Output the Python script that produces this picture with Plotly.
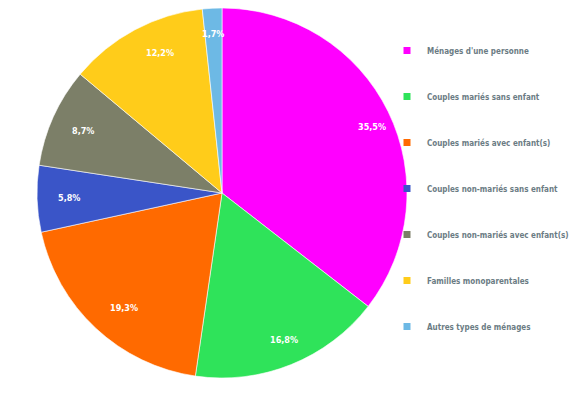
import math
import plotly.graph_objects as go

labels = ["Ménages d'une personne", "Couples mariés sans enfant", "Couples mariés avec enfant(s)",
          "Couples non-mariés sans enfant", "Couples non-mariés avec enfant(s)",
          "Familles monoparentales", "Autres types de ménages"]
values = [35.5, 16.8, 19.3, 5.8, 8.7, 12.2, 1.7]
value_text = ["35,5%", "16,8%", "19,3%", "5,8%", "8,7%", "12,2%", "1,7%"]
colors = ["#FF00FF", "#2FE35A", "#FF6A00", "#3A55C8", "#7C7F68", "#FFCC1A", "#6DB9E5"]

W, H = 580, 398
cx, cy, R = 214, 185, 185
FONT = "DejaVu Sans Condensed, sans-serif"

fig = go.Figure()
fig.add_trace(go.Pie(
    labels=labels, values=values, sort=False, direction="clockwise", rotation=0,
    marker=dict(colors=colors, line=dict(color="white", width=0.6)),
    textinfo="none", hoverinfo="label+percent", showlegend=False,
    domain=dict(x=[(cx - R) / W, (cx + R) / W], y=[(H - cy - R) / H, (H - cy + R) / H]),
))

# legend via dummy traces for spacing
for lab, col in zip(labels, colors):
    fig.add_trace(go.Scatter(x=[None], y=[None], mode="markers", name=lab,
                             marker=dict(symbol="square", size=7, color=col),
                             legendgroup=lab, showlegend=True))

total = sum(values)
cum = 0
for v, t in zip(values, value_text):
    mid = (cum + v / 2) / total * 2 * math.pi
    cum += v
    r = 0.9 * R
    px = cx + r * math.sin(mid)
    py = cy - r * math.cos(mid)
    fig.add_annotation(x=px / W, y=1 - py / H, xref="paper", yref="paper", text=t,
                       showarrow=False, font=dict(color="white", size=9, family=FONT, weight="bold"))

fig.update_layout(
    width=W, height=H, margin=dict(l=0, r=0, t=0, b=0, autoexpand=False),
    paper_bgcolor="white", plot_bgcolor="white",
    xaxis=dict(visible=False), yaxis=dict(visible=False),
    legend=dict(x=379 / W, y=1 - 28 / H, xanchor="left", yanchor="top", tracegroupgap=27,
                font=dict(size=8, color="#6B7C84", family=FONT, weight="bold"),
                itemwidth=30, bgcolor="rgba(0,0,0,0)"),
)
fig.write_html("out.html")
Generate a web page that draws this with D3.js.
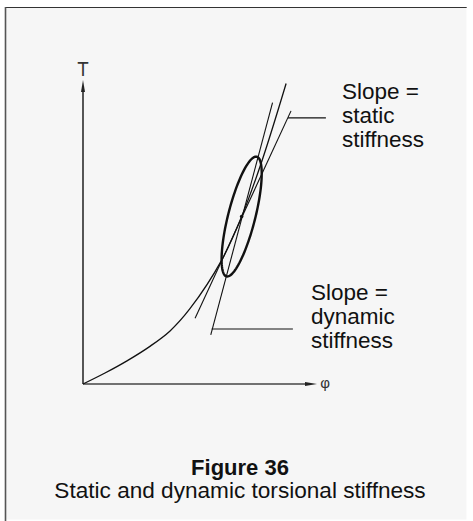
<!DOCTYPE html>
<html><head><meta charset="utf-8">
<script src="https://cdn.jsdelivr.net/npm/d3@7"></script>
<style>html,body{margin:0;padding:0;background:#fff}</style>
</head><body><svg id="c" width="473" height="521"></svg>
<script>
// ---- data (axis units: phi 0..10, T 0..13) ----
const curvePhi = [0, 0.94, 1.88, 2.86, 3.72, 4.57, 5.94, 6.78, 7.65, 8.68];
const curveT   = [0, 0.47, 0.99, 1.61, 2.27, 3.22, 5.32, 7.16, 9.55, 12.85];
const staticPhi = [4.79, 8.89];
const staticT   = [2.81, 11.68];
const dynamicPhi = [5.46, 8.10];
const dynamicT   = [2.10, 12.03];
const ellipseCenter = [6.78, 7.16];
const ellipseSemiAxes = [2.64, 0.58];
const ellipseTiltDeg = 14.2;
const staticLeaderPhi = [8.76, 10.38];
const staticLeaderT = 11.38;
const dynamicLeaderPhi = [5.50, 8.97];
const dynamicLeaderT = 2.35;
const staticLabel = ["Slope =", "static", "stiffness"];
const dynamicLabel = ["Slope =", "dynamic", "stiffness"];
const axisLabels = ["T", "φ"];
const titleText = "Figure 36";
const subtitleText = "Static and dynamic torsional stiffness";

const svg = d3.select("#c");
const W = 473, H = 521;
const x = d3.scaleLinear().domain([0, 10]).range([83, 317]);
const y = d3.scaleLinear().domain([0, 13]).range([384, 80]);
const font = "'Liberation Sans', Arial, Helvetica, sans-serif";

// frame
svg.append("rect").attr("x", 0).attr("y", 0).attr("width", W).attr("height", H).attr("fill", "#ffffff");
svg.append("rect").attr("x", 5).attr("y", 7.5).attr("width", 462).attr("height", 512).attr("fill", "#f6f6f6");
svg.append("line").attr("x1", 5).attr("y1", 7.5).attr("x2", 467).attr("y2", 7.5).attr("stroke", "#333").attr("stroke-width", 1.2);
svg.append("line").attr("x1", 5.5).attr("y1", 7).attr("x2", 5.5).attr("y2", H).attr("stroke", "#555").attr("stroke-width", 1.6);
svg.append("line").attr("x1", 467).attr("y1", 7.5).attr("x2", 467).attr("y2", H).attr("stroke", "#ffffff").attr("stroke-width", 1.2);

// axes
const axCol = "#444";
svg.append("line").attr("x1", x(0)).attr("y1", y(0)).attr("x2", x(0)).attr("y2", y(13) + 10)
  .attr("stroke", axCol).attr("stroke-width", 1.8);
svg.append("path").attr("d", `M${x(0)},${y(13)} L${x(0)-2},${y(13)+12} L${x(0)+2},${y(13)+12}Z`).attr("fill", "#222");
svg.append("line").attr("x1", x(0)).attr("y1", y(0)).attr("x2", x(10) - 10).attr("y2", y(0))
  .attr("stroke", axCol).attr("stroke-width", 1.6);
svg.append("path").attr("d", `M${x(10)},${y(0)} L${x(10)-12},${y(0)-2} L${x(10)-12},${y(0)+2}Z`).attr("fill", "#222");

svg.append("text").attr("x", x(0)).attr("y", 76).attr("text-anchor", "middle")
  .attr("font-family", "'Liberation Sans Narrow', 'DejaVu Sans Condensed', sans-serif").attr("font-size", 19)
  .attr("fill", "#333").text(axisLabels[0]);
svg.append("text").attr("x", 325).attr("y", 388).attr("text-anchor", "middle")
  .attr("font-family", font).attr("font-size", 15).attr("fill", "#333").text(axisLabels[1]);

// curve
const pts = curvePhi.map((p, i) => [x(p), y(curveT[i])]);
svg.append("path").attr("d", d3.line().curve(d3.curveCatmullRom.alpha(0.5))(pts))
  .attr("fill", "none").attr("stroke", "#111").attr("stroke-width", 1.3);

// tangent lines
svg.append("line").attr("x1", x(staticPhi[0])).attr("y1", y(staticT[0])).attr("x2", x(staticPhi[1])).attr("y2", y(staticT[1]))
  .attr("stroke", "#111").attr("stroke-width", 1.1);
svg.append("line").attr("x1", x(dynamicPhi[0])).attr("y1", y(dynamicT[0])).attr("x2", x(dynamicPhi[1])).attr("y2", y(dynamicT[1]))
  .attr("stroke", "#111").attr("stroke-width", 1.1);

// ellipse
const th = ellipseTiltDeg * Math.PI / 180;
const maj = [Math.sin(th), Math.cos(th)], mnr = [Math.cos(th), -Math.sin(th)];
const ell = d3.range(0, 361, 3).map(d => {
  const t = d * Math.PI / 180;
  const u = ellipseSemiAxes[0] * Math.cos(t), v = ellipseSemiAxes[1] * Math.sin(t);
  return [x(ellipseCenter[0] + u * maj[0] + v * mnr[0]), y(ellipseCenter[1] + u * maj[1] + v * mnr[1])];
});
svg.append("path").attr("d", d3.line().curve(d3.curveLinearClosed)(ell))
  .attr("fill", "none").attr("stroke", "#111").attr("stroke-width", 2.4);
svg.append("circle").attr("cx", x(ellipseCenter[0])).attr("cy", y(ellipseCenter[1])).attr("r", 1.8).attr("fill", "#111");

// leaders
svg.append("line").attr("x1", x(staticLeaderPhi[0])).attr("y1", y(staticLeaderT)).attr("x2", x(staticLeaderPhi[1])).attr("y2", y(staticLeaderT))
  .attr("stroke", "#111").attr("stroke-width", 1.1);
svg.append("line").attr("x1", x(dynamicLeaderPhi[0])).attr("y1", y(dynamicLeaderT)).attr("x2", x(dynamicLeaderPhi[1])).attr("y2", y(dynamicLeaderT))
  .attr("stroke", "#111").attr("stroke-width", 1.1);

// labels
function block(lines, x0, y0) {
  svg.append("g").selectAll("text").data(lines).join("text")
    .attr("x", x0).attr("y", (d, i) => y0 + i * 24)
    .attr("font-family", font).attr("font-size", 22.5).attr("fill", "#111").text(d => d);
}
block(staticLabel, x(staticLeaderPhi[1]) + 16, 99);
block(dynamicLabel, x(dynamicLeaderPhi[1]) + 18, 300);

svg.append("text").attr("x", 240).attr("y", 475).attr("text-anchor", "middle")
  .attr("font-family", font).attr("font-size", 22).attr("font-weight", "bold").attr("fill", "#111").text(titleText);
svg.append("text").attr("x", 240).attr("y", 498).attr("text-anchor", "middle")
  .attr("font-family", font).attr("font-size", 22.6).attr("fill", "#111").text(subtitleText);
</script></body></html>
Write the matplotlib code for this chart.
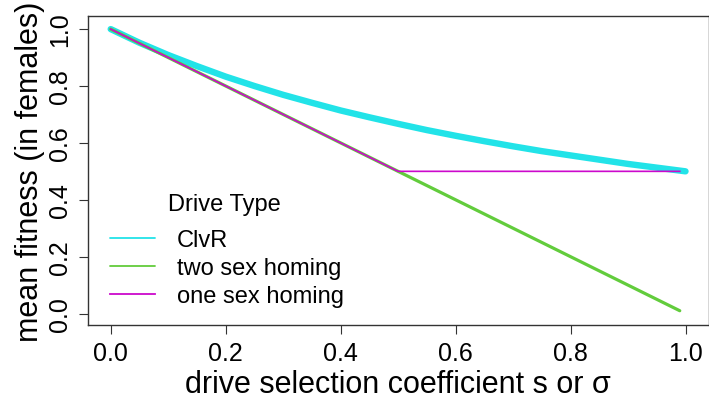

#### SHORT PROBLEM:
Give again, exactly, the lines from the start of the data through the one holding "legendgroup=lab, showlegend=True))"; omit the pictures.

#### EXPECTED ANSWER:
Output the Python script that produces this picture with Plotly.
import math
import plotly.graph_objects as go

labels = ["Ménages d'une personne", "Couples mariés sans enfant", "Couples mariés avec enfant(s)",
          "Couples non-mariés sans enfant", "Couples non-mariés avec enfant(s)",
          "Familles monoparentales", "Autres types de ménages"]
values = [35.5, 16.8, 19.3, 5.8, 8.7, 12.2, 1.7]
value_text = ["35,5%", "16,8%", "19,3%", "5,8%", "8,7%", "12,2%", "1,7%"]
colors = ["#FF00FF", "#2FE35A", "#FF6A00", "#3A55C8", "#7C7F68", "#FFCC1A", "#6DB9E5"]

W, H = 580, 398
cx, cy, R = 214, 185, 185
FONT = "DejaVu Sans Condensed, sans-serif"

fig = go.Figure()
fig.add_trace(go.Pie(
    labels=labels, values=values, sort=False, direction="clockwise", rotation=0,
    marker=dict(colors=colors, line=dict(color="white", width=0.6)),
    textinfo="none", hoverinfo="label+percent", showlegend=False,
    domain=dict(x=[(cx - R) / W, (cx + R) / W], y=[(H - cy - R) / H, (H - cy + R) / H]),
))

# legend via dummy traces for spacing
for lab, col in zip(labels, colors):
    fig.add_trace(go.Scatter(x=[None], y=[None], mode="markers", name=lab,
                             marker=dict(symbol="square", size=7, color=col),
                             legendgroup=lab, showlegend=True))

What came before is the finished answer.